▸ REQUIREMENTS:
Reproduce, exactly and in full, the lines from the one with "Recreate this image" through the one with "anchor=base] (term) at" in the data below; drop pictures.

▸ Stored entries:
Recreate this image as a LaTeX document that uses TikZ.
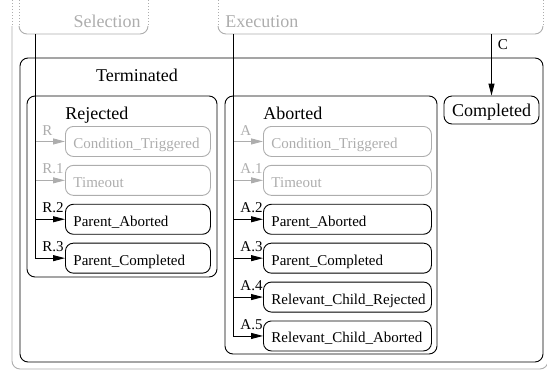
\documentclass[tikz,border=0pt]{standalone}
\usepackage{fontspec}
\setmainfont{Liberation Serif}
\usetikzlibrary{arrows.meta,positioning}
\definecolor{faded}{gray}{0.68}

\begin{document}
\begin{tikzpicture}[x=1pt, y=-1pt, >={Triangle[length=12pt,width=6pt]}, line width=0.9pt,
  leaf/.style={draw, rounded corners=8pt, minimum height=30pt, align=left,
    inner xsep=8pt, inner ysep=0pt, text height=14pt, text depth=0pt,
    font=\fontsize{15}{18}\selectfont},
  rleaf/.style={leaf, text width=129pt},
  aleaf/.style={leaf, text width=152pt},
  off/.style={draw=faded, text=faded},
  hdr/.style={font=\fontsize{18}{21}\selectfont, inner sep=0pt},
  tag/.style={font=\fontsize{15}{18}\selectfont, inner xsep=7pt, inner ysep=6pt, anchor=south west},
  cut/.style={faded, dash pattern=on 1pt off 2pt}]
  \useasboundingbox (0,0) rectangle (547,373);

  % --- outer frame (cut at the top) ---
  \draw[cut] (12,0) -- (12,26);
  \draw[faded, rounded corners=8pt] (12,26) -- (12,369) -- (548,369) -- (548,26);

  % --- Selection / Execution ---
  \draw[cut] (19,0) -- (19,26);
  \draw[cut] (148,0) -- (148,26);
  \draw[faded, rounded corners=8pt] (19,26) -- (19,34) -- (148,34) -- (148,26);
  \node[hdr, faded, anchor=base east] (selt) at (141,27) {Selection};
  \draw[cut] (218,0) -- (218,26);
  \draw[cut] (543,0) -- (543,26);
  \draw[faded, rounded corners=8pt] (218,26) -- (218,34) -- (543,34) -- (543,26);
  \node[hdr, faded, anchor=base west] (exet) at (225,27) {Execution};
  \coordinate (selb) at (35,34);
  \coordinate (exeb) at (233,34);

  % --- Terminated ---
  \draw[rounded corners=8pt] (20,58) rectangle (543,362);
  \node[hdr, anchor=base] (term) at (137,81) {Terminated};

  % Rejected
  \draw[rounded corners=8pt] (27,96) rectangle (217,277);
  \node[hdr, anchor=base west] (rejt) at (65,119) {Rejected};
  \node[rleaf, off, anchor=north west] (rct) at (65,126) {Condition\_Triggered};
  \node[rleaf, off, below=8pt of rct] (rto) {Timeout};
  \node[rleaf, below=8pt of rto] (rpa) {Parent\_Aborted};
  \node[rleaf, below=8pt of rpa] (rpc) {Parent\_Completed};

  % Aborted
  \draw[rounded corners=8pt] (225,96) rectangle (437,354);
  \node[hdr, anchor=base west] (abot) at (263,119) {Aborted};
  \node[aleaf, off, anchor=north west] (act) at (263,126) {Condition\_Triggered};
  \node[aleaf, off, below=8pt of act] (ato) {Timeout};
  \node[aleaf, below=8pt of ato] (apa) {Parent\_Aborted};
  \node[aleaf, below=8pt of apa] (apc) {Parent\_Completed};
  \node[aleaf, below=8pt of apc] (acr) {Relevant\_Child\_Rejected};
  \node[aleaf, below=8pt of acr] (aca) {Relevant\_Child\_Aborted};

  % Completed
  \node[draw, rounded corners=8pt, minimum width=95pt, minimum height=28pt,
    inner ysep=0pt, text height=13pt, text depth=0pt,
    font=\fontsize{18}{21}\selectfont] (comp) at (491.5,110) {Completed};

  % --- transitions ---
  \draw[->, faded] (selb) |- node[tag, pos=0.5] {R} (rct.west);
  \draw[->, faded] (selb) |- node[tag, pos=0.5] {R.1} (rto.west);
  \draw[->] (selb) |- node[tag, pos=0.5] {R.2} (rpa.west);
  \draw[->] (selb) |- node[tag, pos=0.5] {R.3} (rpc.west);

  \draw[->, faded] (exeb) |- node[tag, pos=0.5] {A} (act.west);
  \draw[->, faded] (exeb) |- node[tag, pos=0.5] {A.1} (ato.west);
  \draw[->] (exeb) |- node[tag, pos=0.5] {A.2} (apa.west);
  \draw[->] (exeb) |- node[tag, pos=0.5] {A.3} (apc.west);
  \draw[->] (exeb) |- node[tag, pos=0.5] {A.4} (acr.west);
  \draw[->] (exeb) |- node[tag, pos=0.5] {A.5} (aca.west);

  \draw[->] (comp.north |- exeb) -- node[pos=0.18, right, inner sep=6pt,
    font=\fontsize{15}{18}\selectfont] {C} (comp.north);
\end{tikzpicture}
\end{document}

--

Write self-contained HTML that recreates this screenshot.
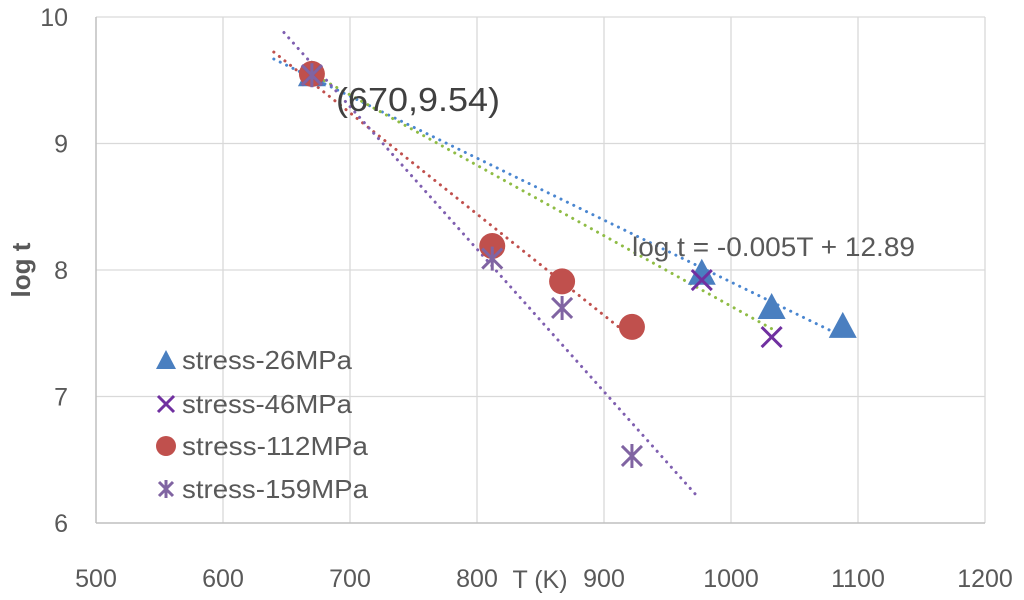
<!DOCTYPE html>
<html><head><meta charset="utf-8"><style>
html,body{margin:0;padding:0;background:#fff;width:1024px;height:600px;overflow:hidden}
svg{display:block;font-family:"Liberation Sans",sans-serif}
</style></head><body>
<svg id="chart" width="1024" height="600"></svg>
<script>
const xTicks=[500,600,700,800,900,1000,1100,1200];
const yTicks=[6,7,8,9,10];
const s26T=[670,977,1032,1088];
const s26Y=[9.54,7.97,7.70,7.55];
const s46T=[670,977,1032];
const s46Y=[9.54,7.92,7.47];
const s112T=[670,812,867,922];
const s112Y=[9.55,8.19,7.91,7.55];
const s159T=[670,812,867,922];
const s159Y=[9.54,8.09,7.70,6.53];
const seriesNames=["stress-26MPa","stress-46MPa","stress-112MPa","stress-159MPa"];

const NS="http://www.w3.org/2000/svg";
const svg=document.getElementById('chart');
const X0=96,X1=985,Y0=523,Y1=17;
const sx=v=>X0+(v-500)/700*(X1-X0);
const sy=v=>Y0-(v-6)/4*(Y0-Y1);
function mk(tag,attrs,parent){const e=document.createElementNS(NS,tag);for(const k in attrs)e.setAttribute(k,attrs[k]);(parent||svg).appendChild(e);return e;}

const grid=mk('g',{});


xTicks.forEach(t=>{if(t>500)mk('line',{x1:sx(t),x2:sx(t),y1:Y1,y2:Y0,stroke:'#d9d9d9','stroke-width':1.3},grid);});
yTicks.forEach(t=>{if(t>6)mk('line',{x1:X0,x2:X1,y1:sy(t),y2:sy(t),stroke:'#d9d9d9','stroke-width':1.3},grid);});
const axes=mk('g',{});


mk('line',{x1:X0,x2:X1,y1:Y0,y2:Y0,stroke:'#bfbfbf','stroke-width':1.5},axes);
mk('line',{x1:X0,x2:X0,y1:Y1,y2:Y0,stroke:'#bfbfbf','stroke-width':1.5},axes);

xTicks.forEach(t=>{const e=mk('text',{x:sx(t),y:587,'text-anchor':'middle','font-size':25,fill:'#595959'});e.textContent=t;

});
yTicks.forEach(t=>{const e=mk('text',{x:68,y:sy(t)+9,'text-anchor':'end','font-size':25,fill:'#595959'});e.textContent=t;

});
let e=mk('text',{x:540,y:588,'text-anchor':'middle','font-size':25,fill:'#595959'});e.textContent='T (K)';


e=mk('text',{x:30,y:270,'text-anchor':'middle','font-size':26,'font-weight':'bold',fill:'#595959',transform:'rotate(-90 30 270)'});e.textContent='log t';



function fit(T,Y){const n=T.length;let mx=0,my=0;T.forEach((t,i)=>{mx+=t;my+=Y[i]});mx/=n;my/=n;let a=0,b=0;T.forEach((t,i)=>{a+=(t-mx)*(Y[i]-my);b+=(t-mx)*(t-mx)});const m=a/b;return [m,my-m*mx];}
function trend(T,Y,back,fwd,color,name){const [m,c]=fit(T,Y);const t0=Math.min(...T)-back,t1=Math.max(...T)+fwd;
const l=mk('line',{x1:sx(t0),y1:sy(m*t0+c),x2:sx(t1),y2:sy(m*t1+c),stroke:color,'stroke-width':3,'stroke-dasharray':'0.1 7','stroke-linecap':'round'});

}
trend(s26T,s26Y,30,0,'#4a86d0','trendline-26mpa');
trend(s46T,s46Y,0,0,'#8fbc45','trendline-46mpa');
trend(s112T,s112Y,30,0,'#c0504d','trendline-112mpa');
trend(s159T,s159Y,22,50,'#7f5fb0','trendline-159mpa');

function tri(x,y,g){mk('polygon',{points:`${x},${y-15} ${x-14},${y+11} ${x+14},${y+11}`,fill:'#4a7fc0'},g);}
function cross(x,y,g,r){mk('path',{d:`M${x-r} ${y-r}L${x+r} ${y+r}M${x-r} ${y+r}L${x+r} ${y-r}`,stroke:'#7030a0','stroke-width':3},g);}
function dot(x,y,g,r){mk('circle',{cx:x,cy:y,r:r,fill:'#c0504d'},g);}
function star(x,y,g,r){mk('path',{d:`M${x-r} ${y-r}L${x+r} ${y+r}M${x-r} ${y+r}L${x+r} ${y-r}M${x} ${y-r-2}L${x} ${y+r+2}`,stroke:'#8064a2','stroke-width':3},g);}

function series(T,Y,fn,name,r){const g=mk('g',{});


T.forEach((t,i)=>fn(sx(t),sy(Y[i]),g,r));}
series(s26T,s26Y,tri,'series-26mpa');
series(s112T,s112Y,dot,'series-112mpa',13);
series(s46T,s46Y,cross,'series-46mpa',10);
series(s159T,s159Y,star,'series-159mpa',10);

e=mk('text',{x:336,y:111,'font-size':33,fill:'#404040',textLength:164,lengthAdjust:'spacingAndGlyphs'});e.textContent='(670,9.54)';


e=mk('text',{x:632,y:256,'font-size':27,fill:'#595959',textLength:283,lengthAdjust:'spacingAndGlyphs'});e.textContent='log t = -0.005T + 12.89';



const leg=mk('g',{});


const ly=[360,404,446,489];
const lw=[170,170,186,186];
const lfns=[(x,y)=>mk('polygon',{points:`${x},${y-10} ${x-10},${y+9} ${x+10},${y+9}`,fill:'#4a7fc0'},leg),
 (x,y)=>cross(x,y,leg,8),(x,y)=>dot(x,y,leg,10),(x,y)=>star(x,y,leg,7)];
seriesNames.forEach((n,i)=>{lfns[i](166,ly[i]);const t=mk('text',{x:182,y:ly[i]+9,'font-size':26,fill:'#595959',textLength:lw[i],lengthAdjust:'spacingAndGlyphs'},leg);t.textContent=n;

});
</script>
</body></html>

* * *

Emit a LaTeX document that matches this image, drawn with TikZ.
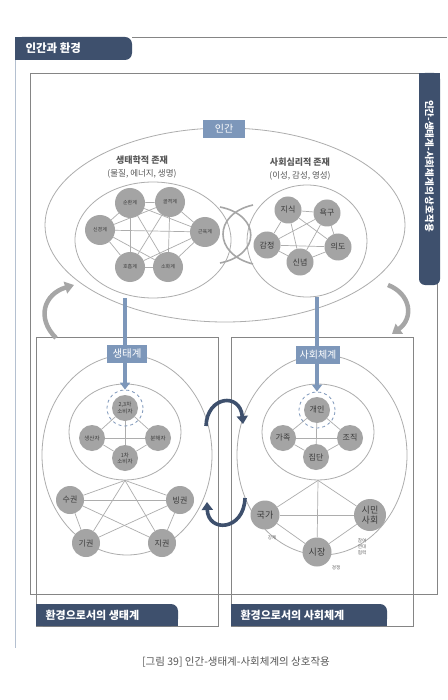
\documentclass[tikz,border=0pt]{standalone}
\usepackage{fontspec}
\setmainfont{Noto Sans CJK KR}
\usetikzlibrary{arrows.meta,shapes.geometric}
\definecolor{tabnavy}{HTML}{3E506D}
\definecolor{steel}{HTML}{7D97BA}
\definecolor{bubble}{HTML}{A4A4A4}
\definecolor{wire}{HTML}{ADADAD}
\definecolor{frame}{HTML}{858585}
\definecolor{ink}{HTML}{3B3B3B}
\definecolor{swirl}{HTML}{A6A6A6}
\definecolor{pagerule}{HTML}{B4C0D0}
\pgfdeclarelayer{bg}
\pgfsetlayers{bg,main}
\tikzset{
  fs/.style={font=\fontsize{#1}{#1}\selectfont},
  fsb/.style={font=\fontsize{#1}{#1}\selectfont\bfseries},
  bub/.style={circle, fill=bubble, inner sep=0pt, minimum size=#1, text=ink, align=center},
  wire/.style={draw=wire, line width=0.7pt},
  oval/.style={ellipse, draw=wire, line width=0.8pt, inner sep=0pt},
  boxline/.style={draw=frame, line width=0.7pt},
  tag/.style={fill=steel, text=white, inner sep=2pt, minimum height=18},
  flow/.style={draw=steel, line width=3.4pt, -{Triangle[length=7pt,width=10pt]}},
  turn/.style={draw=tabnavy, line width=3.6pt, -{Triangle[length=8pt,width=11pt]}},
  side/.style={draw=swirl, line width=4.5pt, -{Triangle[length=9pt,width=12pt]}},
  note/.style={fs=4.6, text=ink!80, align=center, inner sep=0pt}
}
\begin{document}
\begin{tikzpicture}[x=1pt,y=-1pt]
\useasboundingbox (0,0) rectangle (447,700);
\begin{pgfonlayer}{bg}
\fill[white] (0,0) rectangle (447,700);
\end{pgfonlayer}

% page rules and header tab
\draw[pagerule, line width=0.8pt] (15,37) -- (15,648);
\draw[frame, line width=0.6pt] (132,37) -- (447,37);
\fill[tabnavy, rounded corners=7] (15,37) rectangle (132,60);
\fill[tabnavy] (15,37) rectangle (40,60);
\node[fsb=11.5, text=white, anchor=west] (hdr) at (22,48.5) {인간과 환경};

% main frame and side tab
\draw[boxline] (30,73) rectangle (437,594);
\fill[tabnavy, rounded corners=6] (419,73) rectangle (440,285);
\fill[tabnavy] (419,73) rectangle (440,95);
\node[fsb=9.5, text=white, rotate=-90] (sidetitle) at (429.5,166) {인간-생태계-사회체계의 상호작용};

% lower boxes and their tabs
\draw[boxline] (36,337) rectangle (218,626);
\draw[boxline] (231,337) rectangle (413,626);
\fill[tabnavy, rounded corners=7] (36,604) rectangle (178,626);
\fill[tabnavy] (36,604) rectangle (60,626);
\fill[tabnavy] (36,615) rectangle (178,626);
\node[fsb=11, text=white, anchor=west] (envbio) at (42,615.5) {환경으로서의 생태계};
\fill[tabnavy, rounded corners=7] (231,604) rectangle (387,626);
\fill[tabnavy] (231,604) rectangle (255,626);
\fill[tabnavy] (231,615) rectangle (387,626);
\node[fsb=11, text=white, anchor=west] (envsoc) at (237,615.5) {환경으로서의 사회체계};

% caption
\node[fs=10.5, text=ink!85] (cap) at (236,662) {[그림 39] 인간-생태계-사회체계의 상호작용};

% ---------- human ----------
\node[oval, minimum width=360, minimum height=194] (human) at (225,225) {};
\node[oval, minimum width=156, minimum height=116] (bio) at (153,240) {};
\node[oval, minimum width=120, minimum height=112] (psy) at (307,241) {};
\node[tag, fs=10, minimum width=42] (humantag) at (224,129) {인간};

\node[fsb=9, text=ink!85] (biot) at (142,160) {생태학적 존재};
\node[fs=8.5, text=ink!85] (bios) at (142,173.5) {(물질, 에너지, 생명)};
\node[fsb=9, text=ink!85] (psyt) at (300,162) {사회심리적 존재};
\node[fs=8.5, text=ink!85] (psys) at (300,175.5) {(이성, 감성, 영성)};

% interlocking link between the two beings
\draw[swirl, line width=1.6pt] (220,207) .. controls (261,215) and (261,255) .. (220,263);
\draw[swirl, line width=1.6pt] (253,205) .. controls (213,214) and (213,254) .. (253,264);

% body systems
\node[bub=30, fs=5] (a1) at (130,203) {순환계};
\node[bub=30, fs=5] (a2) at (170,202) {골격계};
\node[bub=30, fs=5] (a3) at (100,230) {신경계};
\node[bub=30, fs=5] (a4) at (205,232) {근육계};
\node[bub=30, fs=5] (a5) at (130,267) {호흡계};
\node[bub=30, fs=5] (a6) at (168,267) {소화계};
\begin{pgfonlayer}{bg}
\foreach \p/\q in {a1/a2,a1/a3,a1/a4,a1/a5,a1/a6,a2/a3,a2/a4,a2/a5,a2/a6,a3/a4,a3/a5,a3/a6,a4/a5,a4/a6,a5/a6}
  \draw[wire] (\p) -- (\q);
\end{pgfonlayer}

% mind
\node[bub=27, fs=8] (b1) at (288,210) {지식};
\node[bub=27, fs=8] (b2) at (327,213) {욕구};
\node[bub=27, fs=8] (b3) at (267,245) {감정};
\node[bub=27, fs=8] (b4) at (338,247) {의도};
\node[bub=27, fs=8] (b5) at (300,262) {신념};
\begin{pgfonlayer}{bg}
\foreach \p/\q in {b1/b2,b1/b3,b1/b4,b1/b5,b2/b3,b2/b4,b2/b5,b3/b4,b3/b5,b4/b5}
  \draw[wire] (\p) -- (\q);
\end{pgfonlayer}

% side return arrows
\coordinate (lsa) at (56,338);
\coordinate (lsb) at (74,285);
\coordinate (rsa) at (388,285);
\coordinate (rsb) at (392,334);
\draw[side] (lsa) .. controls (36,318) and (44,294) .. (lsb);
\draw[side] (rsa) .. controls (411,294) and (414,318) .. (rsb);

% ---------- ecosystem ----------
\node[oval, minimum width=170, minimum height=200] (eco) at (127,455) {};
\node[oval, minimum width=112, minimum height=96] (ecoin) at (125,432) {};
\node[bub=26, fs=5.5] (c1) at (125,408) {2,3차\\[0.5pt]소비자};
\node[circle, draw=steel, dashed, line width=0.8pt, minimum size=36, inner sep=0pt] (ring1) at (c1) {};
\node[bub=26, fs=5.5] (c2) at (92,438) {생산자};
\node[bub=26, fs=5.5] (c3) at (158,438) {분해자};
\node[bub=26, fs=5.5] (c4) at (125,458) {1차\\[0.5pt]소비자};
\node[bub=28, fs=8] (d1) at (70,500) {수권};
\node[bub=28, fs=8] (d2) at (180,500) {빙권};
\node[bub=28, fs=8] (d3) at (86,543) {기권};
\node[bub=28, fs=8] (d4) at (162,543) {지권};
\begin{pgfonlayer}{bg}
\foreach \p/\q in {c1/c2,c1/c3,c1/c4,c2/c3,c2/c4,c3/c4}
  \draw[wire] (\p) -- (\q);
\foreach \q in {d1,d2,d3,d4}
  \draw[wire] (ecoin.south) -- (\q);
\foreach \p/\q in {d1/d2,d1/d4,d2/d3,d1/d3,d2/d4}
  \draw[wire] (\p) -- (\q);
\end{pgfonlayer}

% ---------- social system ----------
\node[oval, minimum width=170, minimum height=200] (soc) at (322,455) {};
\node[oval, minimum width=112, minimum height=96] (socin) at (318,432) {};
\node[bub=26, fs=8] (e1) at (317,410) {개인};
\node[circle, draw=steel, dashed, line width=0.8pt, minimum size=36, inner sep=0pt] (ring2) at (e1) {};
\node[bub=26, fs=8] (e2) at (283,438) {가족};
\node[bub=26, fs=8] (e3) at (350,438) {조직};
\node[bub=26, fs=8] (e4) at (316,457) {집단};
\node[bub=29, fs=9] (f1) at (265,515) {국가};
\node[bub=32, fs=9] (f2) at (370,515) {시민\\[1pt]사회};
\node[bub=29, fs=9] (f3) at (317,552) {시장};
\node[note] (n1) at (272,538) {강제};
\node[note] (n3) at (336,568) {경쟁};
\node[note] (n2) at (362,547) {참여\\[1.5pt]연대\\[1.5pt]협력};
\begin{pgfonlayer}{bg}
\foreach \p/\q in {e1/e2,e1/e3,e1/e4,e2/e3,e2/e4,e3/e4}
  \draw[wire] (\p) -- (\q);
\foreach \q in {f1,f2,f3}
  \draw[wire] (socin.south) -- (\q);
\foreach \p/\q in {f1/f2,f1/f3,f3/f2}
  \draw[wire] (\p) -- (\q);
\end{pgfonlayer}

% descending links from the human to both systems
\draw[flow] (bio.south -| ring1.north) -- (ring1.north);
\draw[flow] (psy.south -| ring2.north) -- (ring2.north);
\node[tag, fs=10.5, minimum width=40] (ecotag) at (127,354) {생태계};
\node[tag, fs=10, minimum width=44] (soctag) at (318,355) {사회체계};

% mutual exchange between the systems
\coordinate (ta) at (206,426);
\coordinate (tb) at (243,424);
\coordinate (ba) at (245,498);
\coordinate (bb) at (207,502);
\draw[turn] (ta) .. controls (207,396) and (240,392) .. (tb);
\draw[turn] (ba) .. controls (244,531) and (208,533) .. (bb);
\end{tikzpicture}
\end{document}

▸ RESULT OF THE EXERCISE:
Recreate this image as a LaTeX document that uses TikZ.
\documentclass[tikz,border=0pt]{standalone}
\usepackage{fontspec}
\setmainfont{Liberation Serif}
\usetikzlibrary{arrows.meta,positioning}
\definecolor{faded}{gray}{0.68}

\begin{document}
\begin{tikzpicture}[x=1pt, y=-1pt, >={Triangle[length=12pt,width=6pt]}, line width=0.9pt,
  leaf/.style={draw, rounded corners=8pt, minimum height=30pt, align=left,
    inner xsep=8pt, inner ysep=0pt, text height=14pt, text depth=0pt,
    font=\fontsize{15}{18}\selectfont},
  rleaf/.style={leaf, text width=129pt},
  aleaf/.style={leaf, text width=152pt},
  off/.style={draw=faded, text=faded},
  hdr/.style={font=\fontsize{18}{21}\selectfont, inner sep=0pt},
  tag/.style={font=\fontsize{15}{18}\selectfont, inner xsep=7pt, inner ysep=6pt, anchor=south west},
  cut/.style={faded, dash pattern=on 1pt off 2pt}]
  \useasboundingbox (0,0) rectangle (547,373);

  % --- outer frame (cut at the top) ---
  \draw[cut] (12,0) -- (12,26);
  \draw[faded, rounded corners=8pt] (12,26) -- (12,369) -- (548,369) -- (548,26);

  % --- Selection / Execution ---
  \draw[cut] (19,0) -- (19,26);
  \draw[cut] (148,0) -- (148,26);
  \draw[faded, rounded corners=8pt] (19,26) -- (19,34) -- (148,34) -- (148,26);
  \node[hdr, faded, anchor=base east] (selt) at (141,27) {Selection};
  \draw[cut] (218,0) -- (218,26);
  \draw[cut] (543,0) -- (543,26);
  \draw[faded, rounded corners=8pt] (218,26) -- (218,34) -- (543,34) -- (543,26);
  \node[hdr, faded, anchor=base west] (exet) at (225,27) {Execution};
  \coordinate (selb) at (35,34);
  \coordinate (exeb) at (233,34);

  % --- Terminated ---
  \draw[rounded corners=8pt] (20,58) rectangle (543,362);
  \node[hdr, anchor=base] (term) at (137,81) {Terminated};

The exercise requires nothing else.